Melbourne Property Market Forecast

Australia’s biggest city by total population

Property Management and Investment Melbourne

Melbourne – Australia’s biggest city by total population, a cultural and economic hub, and one of the most liveable cities in the world.

There are dozens of reasons to be attracted to Melbourne as a property investor, and these are just a few of them.

But in the past few months, Melbourne’s property market hasn’t been as strong as some of the other capitals, like Perth or Brisbane. So, what next?

Sadly, there’s no crystal ball when it comes to investing. But experts can make educated guesses as to how the property market will perform in the future. Let’s run through your Melbourne property market forecast, outlined by the experts at Patrick Leo property consultants:

A slow 12 months…

Reports and studies are increasingly showing that the next 12 months in Melbourne will be characterised by a subdued property market. Oxford Economics Australia forecasts that in the next year, Melbourne median house prices will rise just 0.7%. This is due to decreased clearance rates (from 77.7% in May 2023, to 65% in March 2024) and a surge of investors selling up due to increased state government and land taxes.

A 5.5% increase by 2026?

But things aren’t predicted to stay that way for long. Oxford Economics Australia is also forecasting a massive 5.5% increase in Melbourne’s property market by mid-2026, despite increased state government and land taxes. This is expected to be propped up by interstate and overseas migration, creating extra demand for properties across Melbourne. This will see median house prices surge from $1.04 million to $1.157 million in the space of two years.

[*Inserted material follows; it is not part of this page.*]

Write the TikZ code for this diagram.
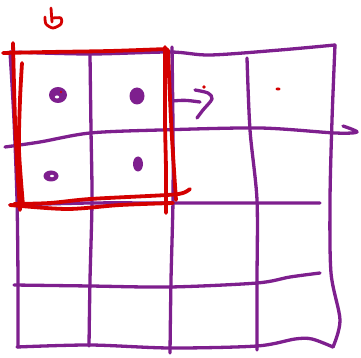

 It’s good news for investors who are attracted to the stability of the Melbourne market and are looking for a long-term investment plan.

Air-tight rental market

Right now, all of Australia’s capital cities are experiencing super tight rental markets, with Melbourne being no exception. There’s a soaring demand for rental properties across Melbourne, and a severe undersupply of housing. This had led vacancy rates in Melbourne to reach historical lows of 1.5% - for reference, a balanced market is around 2-2.5% vacancy rate.

Units to outperform houses

Oxford Economics is also predicting units to outperform houses – not just in Melbourne, but across the country. As houses become more and more expensive, this will price buyers out of the housing market and into the unit market instead. Existing unit prices are also expected to be pulled up by the significantly increased costs of building new apartments.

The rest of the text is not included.